= Stephen Sheehi =

Stephen Sheehi (اسطفان شيحا) is an Arab American (Lebanese) scholar of Middle Eastern studies, Arab intellectual history, psychoanalysis, and decolonial theory. He is the Sultan Qaboos Professor of Middle East Studies at the College of William & Mary, where he teaches in the Asian and Middle East Studies Program, Arabic Studies, and the Asian and Pacific Islander American Studies Program. He is also the founding Director of the Decolonizing Humanities Project at William & Mary.

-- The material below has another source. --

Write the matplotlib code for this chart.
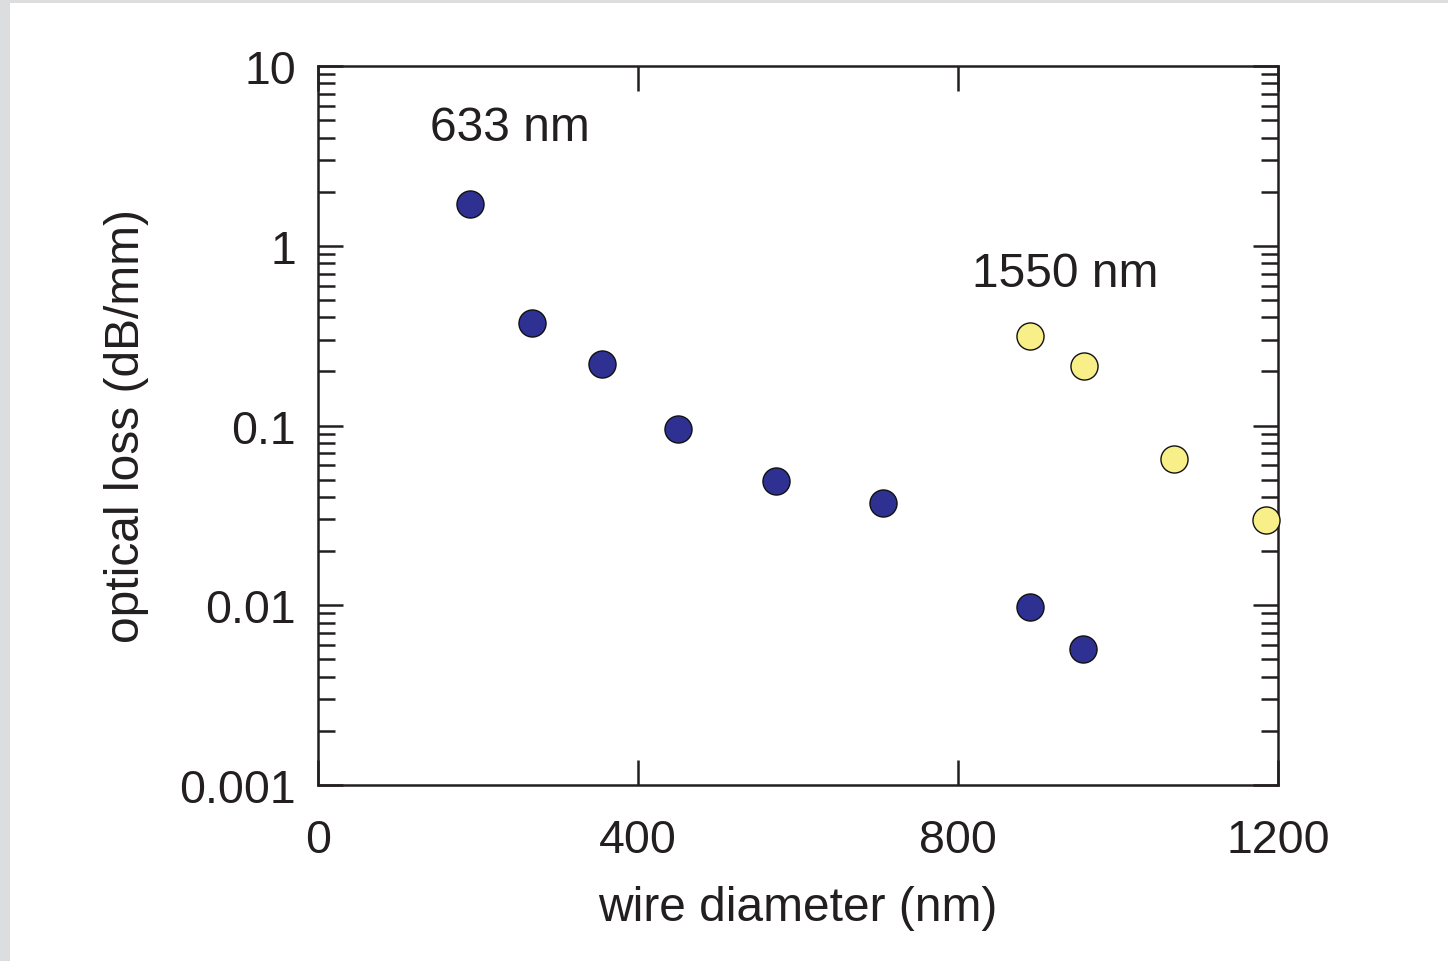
import numpy as np
import matplotlib
matplotlib.use('Agg')
import matplotlib.pyplot as plt
from matplotlib.patches import Rectangle
from matplotlib.ticker import LogLocator, NullFormatter, FixedLocator

plt.rcParams['font.family'] = ['Liberation Sans', 'DejaVu Sans']

# 633 nm data
d633 = [190, 268, 355, 450, 572, 706, 890, 956]
loss633 = [1.71, 0.372, 0.22, 0.0957, 0.049, 0.037, 0.0098, 0.0057]
# 1550 nm data
d1550 = [890, 957, 1070, 1185]
loss1550 = [0.315, 0.214, 0.065, 0.0298]

xticks = [0, 400, 800, 1200]
yticks = [0.001, 0.01, 0.1, 1, 10]
ylabels = ['0.001', '0.01', '0.1', '1', '10']

fig = plt.figure(figsize=(14.48, 9.62), dpi=100)
fig.patch.set_facecolor('#dcdddf')
# white page with a thin grey margin on the top and left
bg = Rectangle((10 / 1448, 0), 1, 1 - 4 / 962, transform=fig.transFigure,
               facecolor='white', edgecolor='none', zorder=-10)
fig.add_artist(bg)

ax = fig.add_axes([318 / 1448, 1 - 786 / 962, 960 / 1448, 719 / 962])
ax.set_zorder(5)
ax.set_facecolor('white')

ax.scatter(d633, loss633, s=380, color='#2e3192', edgecolor='#111111', linewidth=1.0, zorder=3, clip_on=False)
ax.scatter(d1550, loss1550, s=380, color='#f8ef88', edgecolor='#111111', linewidth=1.0, zorder=3, clip_on=False)

ax.set_yscale('log')
ax.set_xlim(0, 1200)
ax.set_ylim(0.001, 10)

ax.xaxis.set_major_locator(FixedLocator(xticks))
ax.set_xticklabels([str(t) for t in xticks])
ax.yaxis.set_major_locator(FixedLocator(yticks))
ax.set_yticklabels(ylabels)
ax.yaxis.set_minor_locator(LogLocator(base=10, subs=np.arange(2, 10)))
ax.yaxis.set_minor_formatter(NullFormatter())

for s in ax.spines.values():
    s.set_linewidth(1.8)
    s.set_color('#231f20')

ax.tick_params(axis='both', which='major', direction='in', length=18, width=1.8,
               top=True, right=True, labelsize=33.5, color='#231f20', labelcolor='#231f20')
ax.tick_params(axis='y', which='major', pad=16)
ax.tick_params(axis='x', which='major', pad=24)
ax.tick_params(axis='y', which='minor', direction='in', length=12, width=1.8,
               left=True, right=True, color='#231f20')

ax.set_xlabel('wire diameter (nm)', fontsize=34.5, color='#231f20', labelpad=16)
ax.set_ylabel('optical loss (dB/mm)', fontsize=34.5, color='#231f20', labelpad=22)

ax.text(140, 4.57, '633 nm', fontsize=34.5, color='#231f20', ha='left', va='center')
ax.text(817, 0.70, '1550 nm', fontsize=34.5, color='#231f20', ha='left', va='center')

fig.savefig('out.png', dpi=100, facecolor=fig.get_facecolor())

Sheehi is widely recognized for his influential scholarship at the intersection of Arab modernity, settler‑colonial critique, critical race theory, and psychoanalytic thought. His research has profoundly shaped contemporary understandings of Arab subjectivity, Islamophobia, Palestinian liberation, and the cultural histories of photography in the Arab world. His work has appeared in numerous academic journals, edited volumes, and public forums, contributing to both scholarly and activist communities.

== Works ==

=== Books ===
- Foundations of Modern Arab Identity (University Press of Florida, 2004).
- Islamophobia: The Ideological Campaign Against Muslims (Clarity Press, 2011)
- The Arab Imago: A Social History of Portrait Photography, 1860–1910 (Princeton University Press, 2016)
- Psychoanalysis Under Occupation: Practicing Resistance in Palestine (with Lara Sheehi; Routledge, 2021/22) is a critically acclaimed work that examines the intersection of psychoanalysis and Palestinian resistance under occupation. The book won the 2022 Palestine Book Award for Best Academic Book on Palestine. It has been the subject of numerous interviews and discussions, including a detailed review on Jadaliyya, which explores its theoretical and practical contributions to understanding the psychological dimensions of settler colonialism.
- Camera Palaestina: Photography and Displaced Histories of Palestine (with Issam Nassar & Salim Tamari; University of California Press, 2022) explores the role of photography in the history and displacement of Palestine.